The wallpaper industry in America probably starts in the 1790’s in small shops of émigrés from Europe. There was a strong German and Scandinavian wallpaper industry, too, and no doubt they contributed. Wallpaper type designs were printed for other uses, most notably to cover hatboxes and line wooden boxes and drawers. One important source of early wallpaper designs is the inside of old trunks where handy wallpaper scraps might be applied to freshen a worn interior. There is a large collec-tion of such papers at the Landis Valley Museum in Lancaster, Pa., as well as a large collection of early 20th century common wallpapers from unused rolls found in a general store. Other premier collections are in Boston at SPNEA, Colonial Williamsburg, and at Cooper-Hewitt in New York City.
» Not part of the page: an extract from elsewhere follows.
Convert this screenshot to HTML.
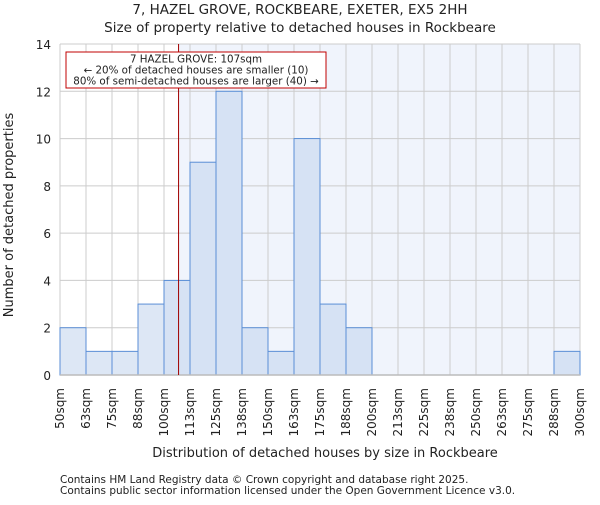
<!DOCTYPE html>
<html><head><meta charset="utf-8"><style>
body{margin:0;background:#fff}
svg text{font-family:"DejaVu Sans","Liberation Sans",sans-serif;fill:#222}
</style></head><body>
<svg id="c" width="600" height="500">
<text x="300" y="14" text-anchor="middle" font-size="13.5">7, HAZEL GROVE, ROCKBEARE, EXETER, EX5 2HH</text>
<text x="300" y="32" text-anchor="middle" font-size="13.5">Size of property relative to detached houses in Rockbeare</text>
<g id="plot"></g>
<text x="325" y="457" text-anchor="middle" font-size="13">Distribution of detached houses by size in Rockbeare</text>
<text transform="translate(13,215) rotate(-90)" text-anchor="middle" font-size="13">Number of detached properties</text>
<text x="60" y="483" font-size="10.5">Contains HM Land Registry data © Crown copyright and database right 2025.</text>
<text x="60" y="494" font-size="10.5">Contains public sector information licensed under the Open Government Licence v3.0.</text>
</svg>
<script>
const categories=["50sqm","63sqm","75sqm","88sqm","100sqm","113sqm","125sqm","138sqm","150sqm","163sqm","175sqm","188sqm","200sqm","213sqm","225sqm","238sqm","250sqm","263sqm","275sqm","288sqm","300sqm"];
const counts=[2,1,1,3,4,9,12,2,1,10,3,2,0,0,0,0,0,0,0,1];
const yTicks=[0,2,4,6,8,10,12,14];
const binStart=50, binWidth=12.5, propertySize=107;
const X0=60,X1=580,Y0=375,Y1=44,yMax=14;
const xs=v=>X0+(v-binStart)/(binWidth*counts.length)*(X1-X0);
const ys=v=>Y0-v/yMax*(Y0-Y1);
const NS="http://www.w3.org/2000/svg",g=document.getElementById('plot');
function mk(t,a,p){const e=document.createElementNS(NS,t);for(const k in a)e.setAttribute(k,a[k]);(p||g).appendChild(e);return e;}
const px=xs(propertySize);
let bg=mk('rect',{x:px,y:Y1,width:X1-px,height:Y0-Y1,fill:'#f0f4fc'});


for(let i=0;i<categories.length;i++){const x=xs(binStart+i*binWidth);mk('line',{x1:x,x2:x,y1:Y1,y2:Y0,stroke:'#cccccc','stroke-width':1});}
yTicks.forEach(t=>{const y=ys(t);mk('line',{x1:X0,x2:X1,y1:y,y2:y,stroke:'#cccccc','stroke-width':1});
const tx=mk('text',{x:X0-9,y:y+5,'text-anchor':'end','font-size':'12'});tx.textContent=t;

});
counts.forEach((c,i)=>{const a=binStart+i*binWidth;const x=xs(a),w=xs(a+binWidth)-x;
const r=mk('rect',{x:x,y:ys(c),width:w,height:Y0-ys(c),fill:a+binWidth<=propertySize?'#dde7f5':'#d6e2f4',stroke:'#5a8ed6','stroke-width':1});

});
mk('line',{x1:X0,x2:X1,y1:Y0,y2:Y0,stroke:'#bbbbbb','stroke-width':1.5});
categories.forEach((c,i)=>{const x=xs(binStart+i*binWidth);
const t=mk('text',{transform:`translate(${x+4},388) rotate(-90)`,'text-anchor':'end','font-size':'12'});t.textContent=c;

});
const pl=mk('line',{x1:px,x2:px,y1:Y1,y2:Y0,stroke:'#a00000','stroke-width':1});


const box=mk('rect',{x:66,y:52,width:260,height:36,fill:'#fff',stroke:'#c00000','stroke-width':1});


["7 HAZEL GROVE: 107sqm","← 20% of detached houses are smaller (10)","80% of semi-detached houses are larger (40) →"].forEach((s,i)=>{
const t=mk('text',{x:196,y:62.5+i*11,'text-anchor':'middle','font-size':'10.3'});t.textContent=s;

});
</script>
</body></html>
The technology for manufacturing continuous paper does not really appear until the 1830’s and for a time joined paper and continuous paper overlap in the trade. The next technical advance comes about 1840 in printing. The combination of production of continuous paper stock and surface roller printing of designs by machines set the stage for a massive increase in output of wallpaper. By World War I, it seemed every house in America had walls layered with paper.

The earliest efforts at machine printing are an interesting study in solving technical problems. First, the ink has to be picked up by a roller which then presses against the paper and applies the color. Quickly, the paper reaches the second roller with the second color and this is applied. If the color is too thin, it will not print; if too thick, it will smear; if too wet, it will run; if too dry, it will flake off. Early machine printed papers of the 1840’s will display many of these flaws. There is also a limitation in the size of the roller that limits the distance of the repeat of the pattern. Twelve to eighteen inches would be usual.

Later in the century, twenty-four inch repeats can be found, but by then the technology of wallpaper design, printing and production was something wondrous. The technical achievement of printing up to twenty-four colors of intricate designs with metallic and mica inks was fully mastered. The individual colors were each outlined on a separate roller, a brass collar was pounded into the outline and stuffed with felt, the roller dipped into a tray of ink and then rolled the color onto a continuously moving bolt of paper, all perfectly in register, of proper consistency and drying as it went. One way to distinguish a machine print from a block print is to look for the telltale directionality of the application of the ink in each color. A block print will typically have a buildup of paint around the edge of each color and sometimes suction marks where the block was lifted off. Rather like the pattern left when lifting your boot out of the mud. A machine print with have thinner ink with directional rivulets with a build-up of ink at the lower edge of the color.